賞味期限の長さや開封後の保存方法も同様に、空気にふれることを避け、密閉できる容器で保存するとよいでしょう。
冷蔵庫で保存し、なるべく早く使い切ることを心がけましょう。
だしの保存方法
だしを便利に使うために適切な保存が必要です。保存については、常温または冷蔵保存する方法があります。
気をつけなければならないのは、保存状況や使用環境によって、だしが傷んでしまう可能性があることです。だしを使うのは主に台所ですが、コンロや水まわりは高温多湿となりやすいため、だしを置いたままの状態は保存に向いていないといえます。
常温で保存する
液体だしは未開封に限りますが、だしを常温で保存する場合は、高温多湿や直射日光のあたる場所をさけるようにしましょう。冷暖房器具の近くなど、季節によって気温が変わる場所もありますので、注意が必要です。
開封しただしは、密封できる容器や保存袋に入れて保存しましょう。量に見合ったサイズの容器を選んだり、袋の中の空気をできるだけ抜くことで、空気中に含まれる水分にふれさせないことが大切です。

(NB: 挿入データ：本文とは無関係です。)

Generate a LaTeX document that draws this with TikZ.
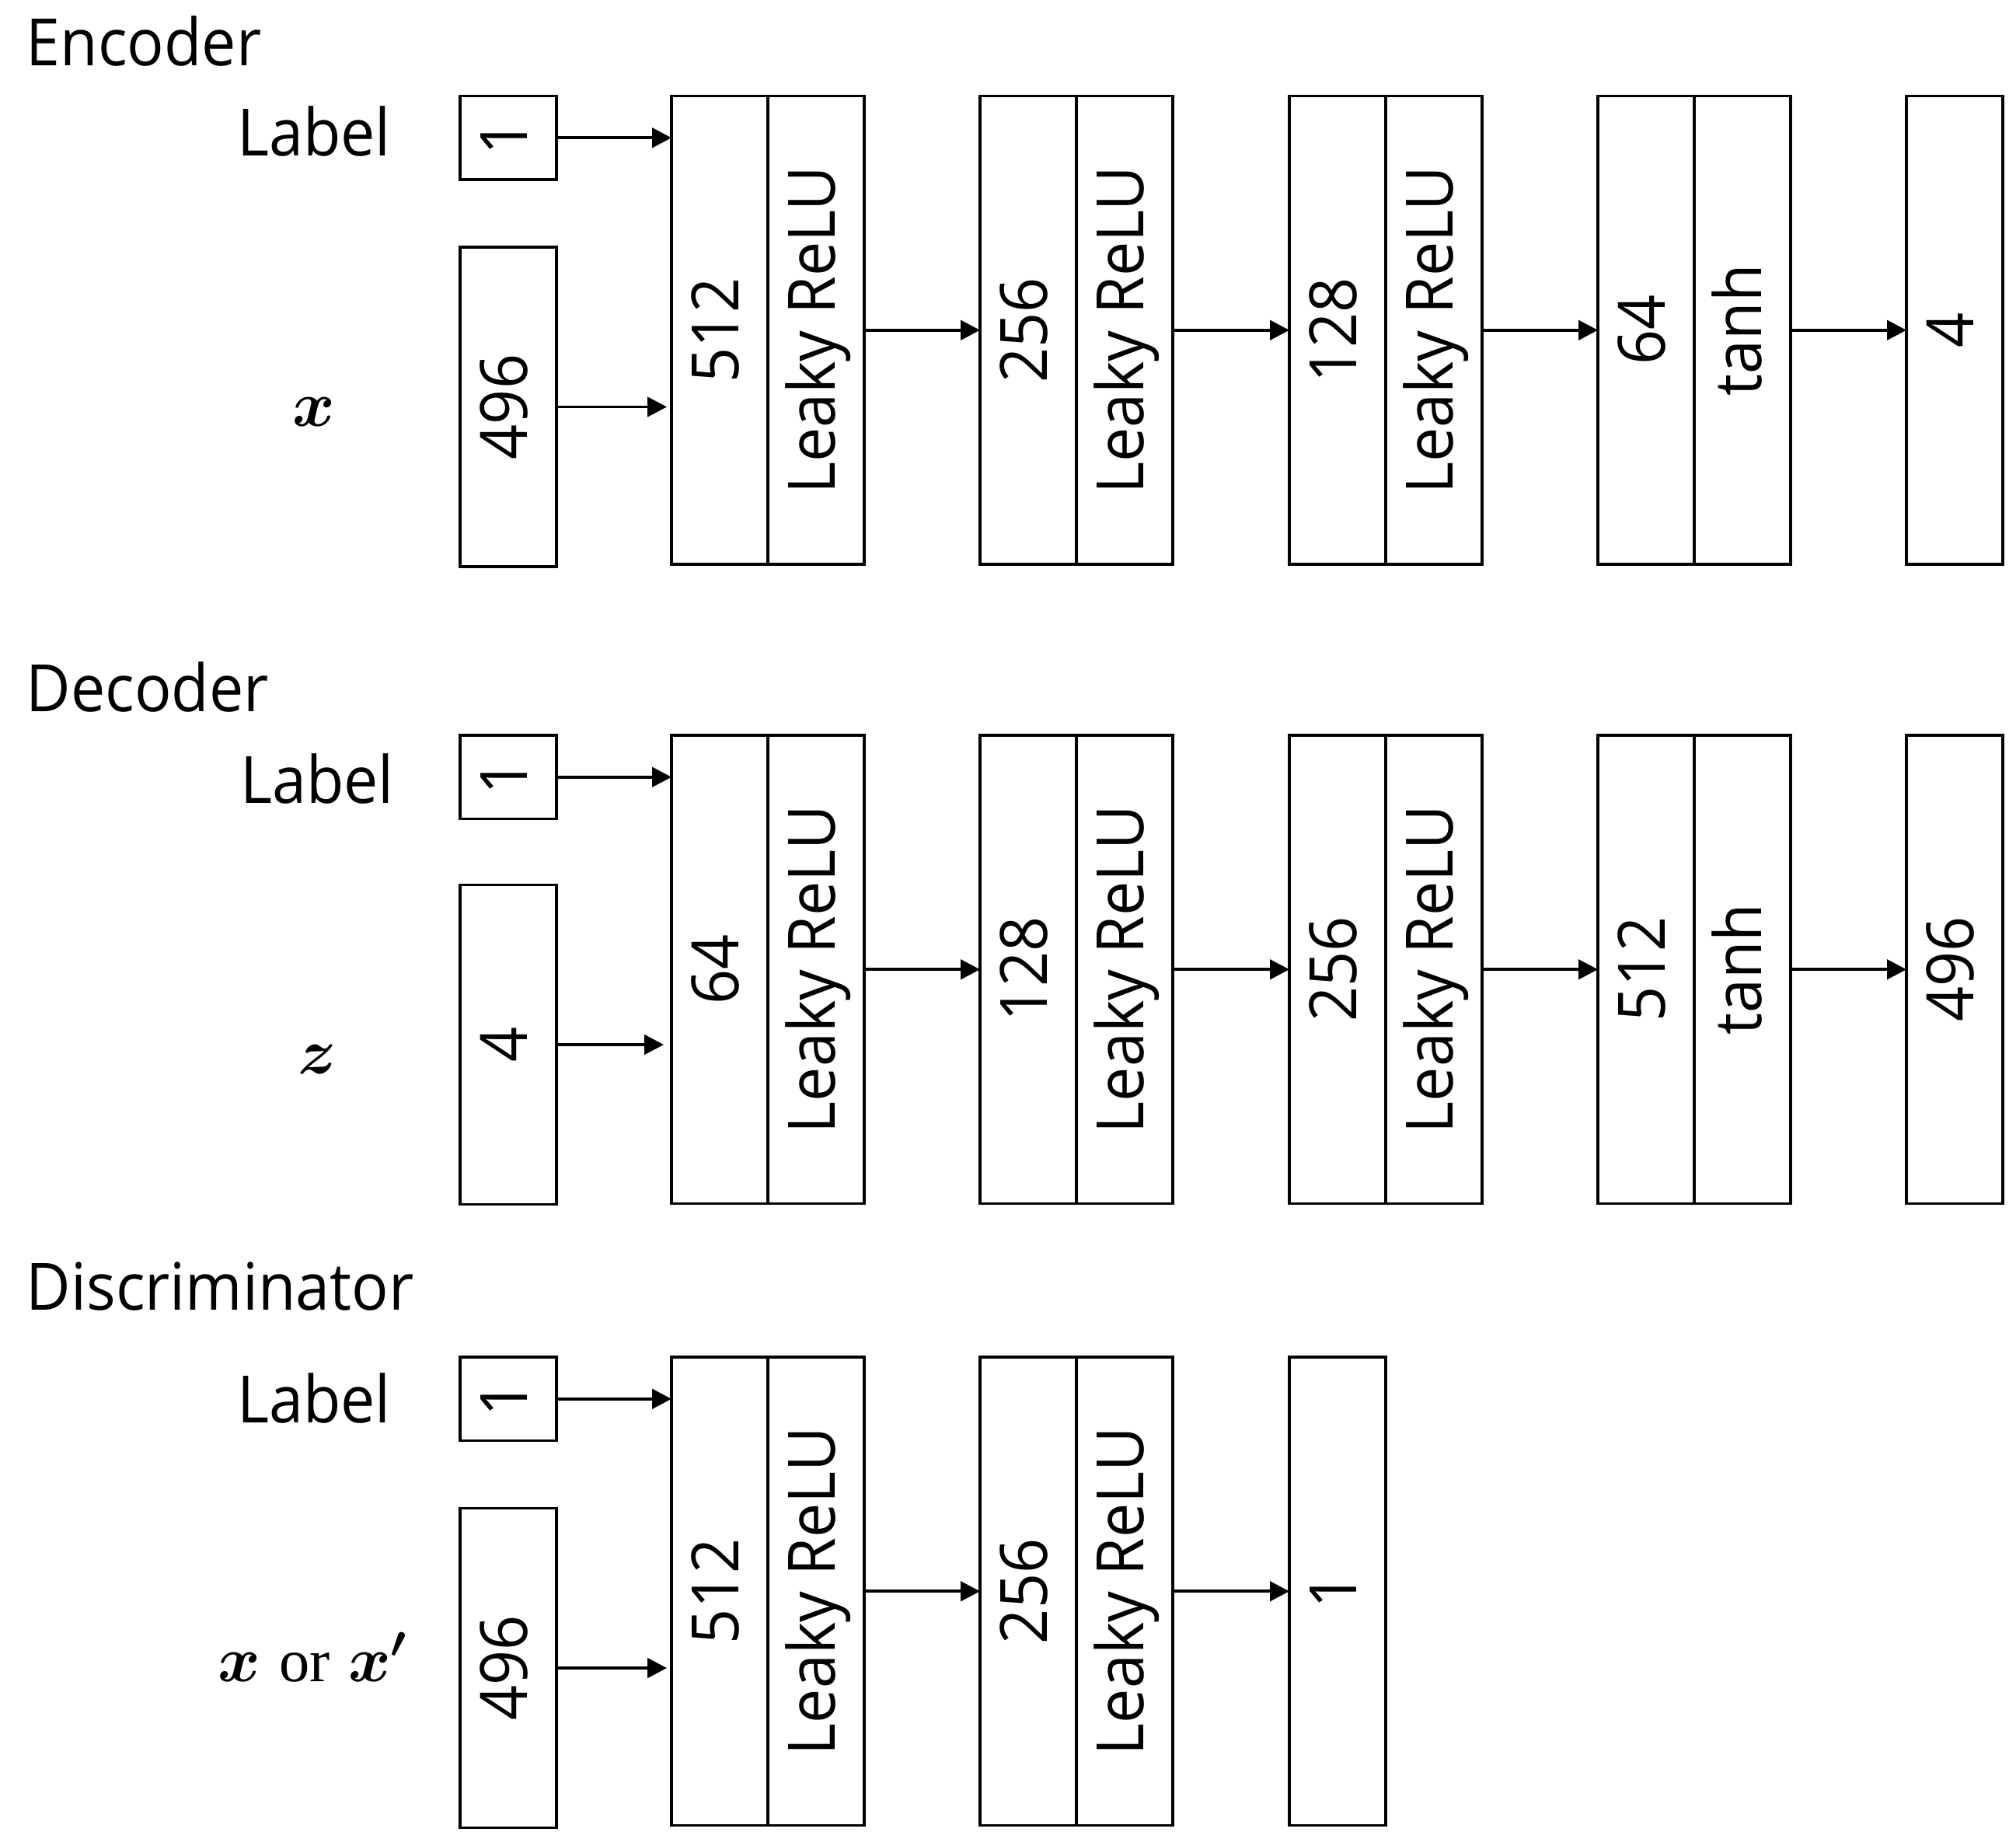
\documentclass[tikz,border=0pt]{standalone}
\usepackage{fontspec}
\newfontfamily\osans[FakeStretch=0.94]{Open Sans}
\newfontfamily\lserif{Liberation Serif}
\usetikzlibrary{arrows.meta}
\newcommand\pxu{0.3pt}
\begin{document}
\begin{tikzpicture}[x=0.3pt,y=-0.3pt,line width=1.1pt,
  box/.style={draw,inner sep=0pt,outer sep=0pt,minimum width=124*\pxu},
  cell/.style={box,minimum height=602.5*\pxu},
  lbox/.style={box,minimum height=107.5*\pxu},
  ibox/.style={box,minimum height=411*\pxu},
  vtxt/.style={rotate=90,inner sep=0pt,font=\osans\fontsize{25.2}{30}\selectfont,text height=20.2pt,text depth=5.8pt},
  title/.style={anchor=base west,inner sep=0pt,font=\osans\fontsize{25.2}{30}\selectfont},
  lbl/.style={anchor=base,inner sep=0pt,font=\osans\fontsize{25.2}{30}\selectfont},
  mlbl/.style={anchor=base,inner sep=0pt,font=\fontsize{23.5}{28}\selectfont\boldmath},
  arr/.style={-{Triangle[length=7.5pt,width=7.6pt]}}]
\useasboundingbox (0,0) rectangle (2594,2365);

% ---------------- Encoder ----------------
\node[title] (encT) at (32,84.6) {Encoder};
\node[lbl] (encL) at (404,200.7) {Label};
\node[mlbl] (encX) at (404,548) {$x$};
\node[lbox] (encLb) at (654,177.25) {};
\node[vtxt] (encLt) at (encLb) {1};
\node[ibox] (encXb) at (654,523.5) {};
\node[vtxt] (encXt) at (encXb) {496};
\node[cell] (e1a) at (926,424.75) {};
\node[cell] (e1b) at (1050,424.75) {};
\node[vtxt] (e1at) at (e1a) {512};
\node[vtxt] (e1bt) at (e1b) {Leaky ReLU};
\node[cell] (e2a) at (1323,424.75) {};
\node[cell] (e2b) at (1447,424.75) {};
\node[vtxt] (e2at) at (e2a) {256};
\node[vtxt] (e2bt) at (e2b) {Leaky ReLU};
\node[cell] (e3a) at (1721,424.75) {};
\node[cell] (e3b) at (1845,424.75) {};
\node[vtxt] (e3at) at (e3a) {128};
\node[vtxt] (e3bt) at (e3b) {Leaky ReLU};
\node[cell] (e4a) at (2118,424.75) {};
\node[cell] (e4b) at (2242,424.75) {};
\node[vtxt] (e4at) at (e4a) {64};
\node[vtxt] (e4bt) at (e4b) {tanh};
\node[cell] (e5) at (2515,424.75) {};
\node[vtxt] (e5t) at (e5) {4};
\draw[arr] (encLb.east) -- (encLb.east -| e1a.west);
\draw[arr,shorten >=1.8pt] (encXb.east) -- (encXb.east -| e1a.west);
\draw[arr] (e1b.east) -- (e2a.west);
\draw[arr] (e2b.east) -- (e3a.west);
\draw[arr] (e3b.east) -- (e4a.west);
\draw[arr] (e4b.east) -- (e5.west);

% ---------------- Decoder ----------------
\node[title] (decT) at (32,915.4) {Decoder};
\node[lbl] (decL) at (408,1033.6) {Label};
\node[mlbl] (decZ) at (408,1381) {$z$};
\node[lbox] (decLb) at (654,999.75) {};
\node[vtxt] (decLt) at (decLb) {1};
\node[ibox] (decZb) at (654,1344) {};
\node[vtxt] (decZt) at (decZb) {4};
\node[cell] (d1a) at (926,1247.25) {};
\node[cell] (d1b) at (1050,1247.25) {};
\node[vtxt] (d1at) at (d1a) {64};
\node[vtxt] (d1bt) at (d1b) {Leaky ReLU};
\node[cell] (d2a) at (1323,1247.25) {};
\node[cell] (d2b) at (1447,1247.25) {};
\node[vtxt] (d2at) at (d2a) {128};
\node[vtxt] (d2bt) at (d2b) {Leaky ReLU};
\node[cell] (d3a) at (1721,1247.25) {};
\node[cell] (d3b) at (1845,1247.25) {};
\node[vtxt] (d3at) at (d3a) {256};
\node[vtxt] (d3bt) at (d3b) {Leaky ReLU};
\node[cell] (d4a) at (2118,1247.25) {};
\node[cell] (d4b) at (2242,1247.25) {};
\node[vtxt] (d4at) at (d4a) {512};
\node[vtxt] (d4bt) at (d4b) {tanh};
\node[cell] (d5) at (2515,1247.25) {};
\node[vtxt] (d5t) at (d5) {496};
\draw[arr] (decLb.east) -- (decLb.east -| d1a.west);
\draw[arr,shorten >=3pt] (decZb.east) -- (decZb.east -| d1a.west);
\draw[arr] (d1b.east) -- (d2a.west);
\draw[arr] (d2b.east) -- (d3a.west);
\draw[arr] (d3b.east) -- (d4a.west);
\draw[arr] (d4b.east) -- (d5.west);

% ---------------- Discriminator ----------------
\node[title] (disT) at (32,1685.7) {Discriminator};
\node[lbl] (disL) at (404,1830.4) {Label};
\node[mlbl] (disX) at (402.5,2163) {$x$ {\lserif or} $x'$};
\node[lbox] (disLb) at (654,1799.75) {};
\node[vtxt] (disLt) at (disLb) {1};
\node[ibox] (disXb) at (654,2146) {};
\node[vtxt] (disXt) at (disXb) {496};
\node[cell] (s1a) at (926,2047.25) {};
\node[cell] (s1b) at (1050,2047.25) {};
\node[vtxt] (s1at) at (s1a) {512};
\node[vtxt] (s1bt) at (s1b) {Leaky ReLU};
\node[cell] (s2a) at (1323,2047.25) {};
\node[cell] (s2b) at (1447,2047.25) {};
\node[vtxt] (s2at) at (s2a) {256};
\node[vtxt] (s2bt) at (s2b) {Leaky ReLU};
\node[cell] (s3) at (1721,2047.25) {};
\node[vtxt] (s3t) at (s3) {1};
\draw[arr] (disLb.east) -- (disLb.east -| s1a.west);
\draw[arr,shorten >=1.8pt] (disXb.east) -- (disXb.east -| s1a.west);
\draw[arr] (s1b.east) -- (s2a.west);
\draw[arr] (s2b.east) -- (s3.west);
\end{tikzpicture}
\end{document}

メーカーによっては、開封後は冷蔵保存をすすめていることもあるので、パッケージに記載されている方法に従って、開封後はなるべく早く使い切りましょう。
冷蔵/冷凍で保存する
開封後の液体だしや、気温が高くなったり涼しい場所を確保できなかったりする場合には、冷蔵庫で保存するとよいでしょう。開封後であれば、常温の保存と同じく、密封できる容器や保存袋に入れかえて、余分な空気が入らないようにすることがおすすめです。
冷蔵保存していても保存期間が長くならないので、早めに使い切ることがよいといえます。また、液体だしだけでなく、粉末や顆粒だしを水に溶かしたものも、冷凍保存することができます。
保存容器や保存袋に使いやすい分量を入れて凍らせてもいいですが、製氷皿を利用する方法もあります。
製氷皿でだしを凍らせる場合は、庫内のにおい移りを防ぐために、凍ったらすぐに密閉できる保存袋へ入れるといいでしょう。ただし、徐々に風味が落ちていくので、長期間保存することは避けて早めに使うことをおすすめします。
だしの活用方法
お味噌汁からはじまり、煮物や冬場のお鍋など幅広く料理するなかで、だしはかかせません。もちろん手間をかけて煮出す、手づくりだしは風味がよいものですが、粉末、液体のだしであっても手軽においしく、日々の食事を充実させることができます。
最近ではメーカーによる、手軽にだしを活用できるおすすめのレシピもたくさん紹介されているので、参考にし料理の幅を広げてみてはいかがでしょうか。
賞味期限切れのだしには要注意!無理して使わないようにしよう!
賞味期限はおいしく食べられる期限の目安であるため、期限がすぎてしまったからといってすぐに食べられなくなるというわけではありません。
しかし、保存状態が悪かったり、開封の有無などによって、だしが傷んでしまう可能性もありますので、期限が切れただしを使用する判断は自己責任で慎重に行いましょう。